FDA Warns About Possible Complications of Cement Used to Treat Spinal Fractures
The U.S. Food and Drug Administration (FDA) has issued a warning which states that severe complications can result from the cement substance used in procedures to treat spinal fractures. According to the FDA, polymethylmethacrylate bone cement, used during vertebroplasty and kyphoplasty surgical procedures, could leak, and this leakage could result in soft tissue damage and nerve root pain and compression. While the FDA works with other agencies to evaluate the long-term risks of the surgical procedures, it urges physicians to consider the warning before recommending vertebroplasty or kyphoplasty to patients.
Percutaneous vertebroplasty (PV) is an experimental treatment that involves injecting a special liquid cement into fractured vertebral sections. The procedure is used to fill holes in the spinal column left from osteoporosis, a bone-thinning disease that significantly increases the risk of bone fractures. Kyphoplasty is similar to vertebroplasty but involves the use of a surgical instrument to expand the vertebra prior to the insertion of the cement into the newly created space. These procedures are usually reserved for patients who have been unsuccessfully treated with standard osteoporosis therapies. However, there are no large studies that have followed patients who have received vertebroplasty and kyphoplasty to evaluate long-term safety and effectiveness.
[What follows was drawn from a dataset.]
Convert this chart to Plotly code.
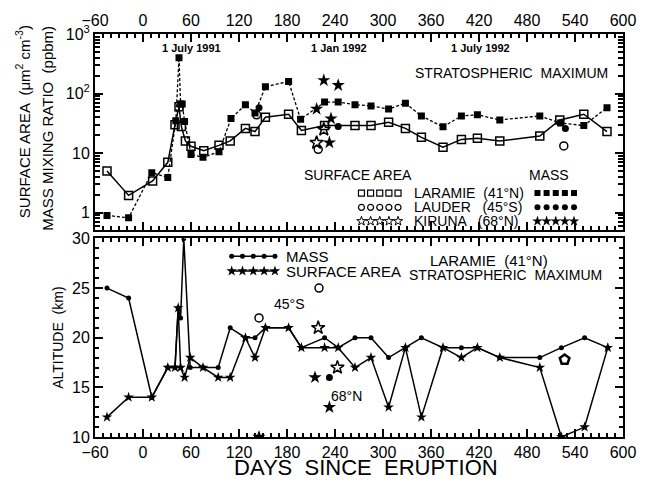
import plotly.graph_objects as go

# ---------------- data ----------------
# Top panel: Laramie surface area (open squares, solid) and mass (filled squares, dashed)
lar_sa_days = [-45, -18, 12, 31, 40, 45, 48, 53, 60, 76, 95, 109, 128, 140, 153, 182, 198, 227,
               265, 285, 307, 328, 348, 375, 398, 418, 446, 496, 521, 551, 580]
lar_sa_vals = [5.0, 1.95, 3.4, 7.0, 30, 60, 28, 16, 13, 11, 13.5, 16, 26, 23, 40, 45, 24, 29,
               29, 29, 33, 26, 18.4, 12.6, 17, 17.7, 16, 19.3, 36, 45, 23]
lar_mass_days = [-45, -18, 11, 31, 41, 45, 47, 49, 52, 60, 75, 95, 110, 128, 140, 153, 182, 197,
                 227, 244, 265, 285, 307, 328, 348, 375, 398, 418, 446, 496, 522, 551, 580]
lar_mass_vals = [0.9, 0.82, 4.7, 3.9, 35, 400, 67, 67, 34, 9.5, 8.5, 10.5, 38, 65, 47, 130, 160, 37,
                 72, 72, 65, 62, 55, 69, 42, 27.6, 42, 44, 36, 42, 32, 29, 58]

# Top panel: Lauder (45S) and Kiruna (68N) points
lau_sa_days_top = [142, 219, 526]
lau_sa_vals_top = [44, 11.6, 13.2]
lau_mass_days_top = [145, 244, 528]
lau_mass_vals_top = [58, 28, 26]
kir_sa_days_top = [217, 226]
kir_sa_vals_top = [15, 25]
kir_mass_days_top = [217, 226, 233, 235, 244]
kir_mass_vals_top = [55, 167, 15, 38, 138]

# Bottom panel: Laramie altitude of stratospheric maximum
alt_mass_days = [-45, -18, 11, 31, 40, 44, 47, 51, 59, 75, 94, 109, 128, 140, 153, 182, 198, 227,
                 244, 265, 285, 307, 328, 348, 375, 398, 418, 446, 496, 523, 552, 581]
alt_mass_km = [25, 24, 14, 17, 17, 23, 22, 30, 17, 17, 17, 21, 20, 20, 21, 21, 19, 20,
               19, 20, 20, 18, 19, 20, 19, 19, 19, 18, 18, 19, 20, 19]
alt_sa_days = [-45, -18, 11, 31, 40, 44, 47, 52, 59, 75, 94, 109, 128, 140, 153, 182, 198, 227,
               244, 265, 285, 307, 328, 348, 375, 398, 418, 446, 496, 523, 552, 581]
alt_sa_km = [12, 14, 14, 17, 17, 23, 17, 16, 18, 17, 16, 16, 20, 18, 21, 21, 19, 19,
             19, 17, 18, 13, 19, 12, 19, 18, 19, 18, 17, 10, 11, 19]

# Bottom panel: other stations
lau_open_days_bot = [145, 220]
lau_open_km_bot = [22, 25]
lau_fill_days_bot = [233]
lau_fill_km_bot = [16]
kir_open_days_bot = [219, 243]
kir_open_km_bot = [21, 17]
kir_fill_days_bot = [145, 215, 233]
kir_fill_km_bot = [10, 16, 13]
pent_days_bot = [527]
pent_km_bot = [17.8]

x_ticks = list(range(-60, 601, 60))
y_top_ticks = [1, 10, 100, 1000]
y_top_labels = ["1", "10", "10<sup>2</sup>", "10<sup>3</sup>"]
y_bot_ticks = [10, 15, 20, 25, 30]

BLACK = "black"
FONT = "Liberation Sans"

fig = go.Figure()


def sc(x, y, ax, mode, symbol, size, lw=1.5, dash=None, mlw=1.5):
    fig.add_trace(go.Scatter(
        x=x, y=y, mode=mode, xaxis=ax[0], yaxis=ax[1], hoverinfo="skip",
        line=dict(color=BLACK, width=lw, dash=dash),
        marker=dict(symbol=symbol, size=size, color=BLACK, line=dict(width=mlw, color=BLACK))))


TOP = ("x", "y")
BOT = ("x2", "y2")
KEY = ("x3", "y3")

# ---- top panel ----
sc(lar_sa_days, lar_sa_vals, TOP, "lines+markers", "square-open", 8)
sc(lar_mass_days, lar_mass_vals, TOP, "lines+markers", "square", 7, lw=1.3, dash="3px,2px", mlw=0)
sc(lau_sa_days_top, lau_sa_vals_top, TOP, "markers", "circle-open", 8)
sc(lau_mass_days_top, lau_mass_vals_top, TOP, "markers", "circle", 7, mlw=0)
sc(kir_sa_days_top, kir_sa_vals_top, TOP, "markers", "star-open", 10)
sc(kir_mass_days_top, kir_mass_vals_top, TOP, "markers", "star", 10, mlw=0)

# ---- bottom panel ----
sc(alt_mass_days, alt_mass_km, BOT, "lines+markers", "circle", 5, mlw=0)
sc(alt_sa_days, alt_sa_km, BOT, "lines+markers", "star", 8, mlw=0)
sc(lau_open_days_bot, lau_open_km_bot, BOT, "markers", "circle-open", 8)
sc(lau_fill_days_bot, lau_fill_km_bot, BOT, "markers", "circle", 7, mlw=0)
sc(kir_open_days_bot, kir_open_km_bot, BOT, "markers", "star-open", 10)
sc(kir_fill_days_bot, kir_fill_km_bot, BOT, "markers", "star", 10, mlw=0)
sc(pent_days_bot, pent_km_bot, BOT, "markers", "pentagon-open", 10, mlw=2.5)


# ---- legend keys (runs of five symbols, in a pixel-unit key axis) ----
def key_run(x0, step, y, symbol, size, mode="markers", mlw=1.2):
    xs = [x0 + step * i for i in range(5)]
    sc(xs, [y] * 5, KEY, mode, symbol, size, lw=1.5, mlw=mlw)


key_run(366, 9.3, 190, "square-open", 6)
key_run(366, 9.3, 204.5, "circle-open", 6)
key_run(366, 9.3, 218.5, "star-open", 7, mlw=1)
key_run(545, 9.3, 190, "square", 6, mlw=0)
key_run(545, 9.3, 204.5, "circle", 6, mlw=0)
key_run(545, 9.3, 218.5, "star", 8, mlw=0)
key_run(234, 11, 254, "circle", 5, mode="lines+markers", mlw=0)
key_run(234, 11, 269, "star", 8, mode="lines+markers", mlw=0)

common_axis = dict(ticks="inside", ticklen=8, tickwidth=1.5, tickcolor=BLACK,
                   showline=True, linewidth=2, linecolor=BLACK, mirror="ticks",
                   showgrid=False, zeroline=False,
                   tickfont=dict(family=FONT, size=16, color=BLACK))

minor_logs = [m * 10 ** e for e in range(0, 3) for m in range(2, 10)] + [0.6, 0.7, 0.8, 0.9]

fig.update_layout(
    width=648, height=482,
    margin=dict(l=95, r=16, t=29, b=45),
    paper_bgcolor="white", plot_bgcolor="rgba(0,0,0,0)",
    showlegend=False,
    font=dict(family=FONT, color=BLACK),
    xaxis=dict(domain=[0, 1], range=[-60, 600], anchor="y", side="top",
               tickvals=x_ticks,
               minor=dict(dtick=10, tick0=0, ticks="inside", ticklen=4, tickcolor=BLACK),
               **common_axis),
    yaxis=dict(domain=[0.5147, 1], type="log", range=[-0.284, 3], anchor="x",
               tickvals=y_top_ticks, ticktext=y_top_labels,
               minor=dict(tickvals=minor_logs, ticks="inside", ticklen=5, tickcolor=BLACK),
               **common_axis),
    xaxis2=dict(domain=[0, 1], range=[-60, 600], anchor="y2", side="bottom",
                tickvals=x_ticks,
                minor=dict(dtick=10, tick0=0, ticks="inside", ticklen=4, tickcolor=BLACK),
                **common_axis),
    yaxis2=dict(domain=[0, 0.4926], range=[10, 30], anchor="x2",
                tickvals=y_bot_ticks,
                minor=dict(dtick=1, ticks="inside", ticklen=4, tickcolor=BLACK),
                **common_axis),
    xaxis3=dict(domain=[0, 1], range=[95, 632], anchor="y3", visible=False, fixedrange=True),
    yaxis3=dict(domain=[0, 1], range=[437, 29], anchor="x3", visible=False, fixedrange=True),
)


def px(x):
    return (x - 95) / 537


def py(y):
    return (437 - y) / 408


def ann(text, x, y, size=14, anchor="center", angle=0):
    fig.add_annotation(text=text, x=px(x), y=py(y), xref="paper", yref="paper",
                       xanchor=anchor, yanchor="middle", showarrow=False,
                       textangle=angle, font=dict(family=FONT, size=size, color=BLACK))


# top panel texts
ann("<b>1 July 1991</b>", 193, 43, 11)
ann("<b>1 Jan 1992</b>", 343, 43, 11)
ann("<b>1 July 1992</b>", 487, 43, 11)
ann("STRATOSPHERIC  MAXIMUM", 519, 68, 14)
ann("SURFACE AREA", 362, 172, 14)
ann("MASS", 557, 172, 14)
ann("LARAMIE  (41°N)", 417, 190, 14, "left")
ann("LAUDER   (45°S)", 417, 204.5, 14, "left")
ann("KIRUNA   (68°N)", 417, 218.5, 14, "left")

# axis titles
ann("SURFACE AREA  (μm<sup>2</sup> cm<sup>-3</sup>)", 22, 118, 15, angle=-90)
ann("MASS MIXING RATIO  (ppbm)", 47, 124, 15, angle=-90)
ann("ALTITUDE  (km)", 58, 337, 14, angle=-90)
ann("DAYS  SINCE  ERUPTION", 371, 468, 22)

# bottom panel texts
ann("MASS", 287, 254, 15, "left")
ann("SURFACE AREA", 287, 269, 15, "left")
ann("LARAMIE  (41°N)", 496, 258, 15)
ann("STRATOSPHERIC  MAXIMUM", 513, 273, 14)
ann("45°S", 293, 302, 14)
ann("68°N", 351, 395, 14)

fig.write_html("out.html")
In October 2002, the FDA issued a warning about the cement used in vertebroplasty and kyphoplasty procedures:
"This notification is to inform you about reports related to the use of polymethylmethacrylate bone cement to treat osteoporotic compression fractures of the spine using surgical procedures known as vertebroplasty and kyphoplasty. Complications related to these procedures have been reported in the literature and to FDA. Reported complications, such as soft tissue damage and nerve root pain and compression, are related specifically to the leakage of bone cement. Other reported complications include pulmonary embolism, respiratory and cardiac failure, and death."
The FDA statement explains that it is working with manufacturers and professional organizations to "consider the regulatory options available to evaluate the long-term safety and effectiveness of bone cement in vertebroplasty and kyphoplasty procedures." In the meantime, the FDA urges physicians to be aware of the possible complications when considering the procedures for their patients.
The FDA noted that acrylic bone cement has been used for years in other procedures, such as the creation of metal and plastic prostheses in joint replacement. However, the cement is altered in vertebroplasty and kyphoplasty procedures by increasing the amount of contrast agent and changes the handling properties.
Osteoporosis is a degenerative bone disease that primarily affects post-menopausal women. A loss of bone density causes bones to become brittle, and in turn, can lead to frequent fractures and other serious effects. According to researchers, when a spine fracture occurs from osteoporosis, 20% to 30% of the damaged vertebral section is typically lost. Within weeks, more fractures may occur which can lead to a loss of height. Older women who are affected by osteoporosis-induced spinal fractures generally lose weight and develop a hunched back.
Traditional treatments of osteoporosis include:
- Calcium and vitamin D supplements
- Hormone replacement therapy
- Other drug therapies such as Evista (generic name, raloxifene), Fosamax (alendronate), Miacalcin (calcitonin), or Actonel (risedronate sodium).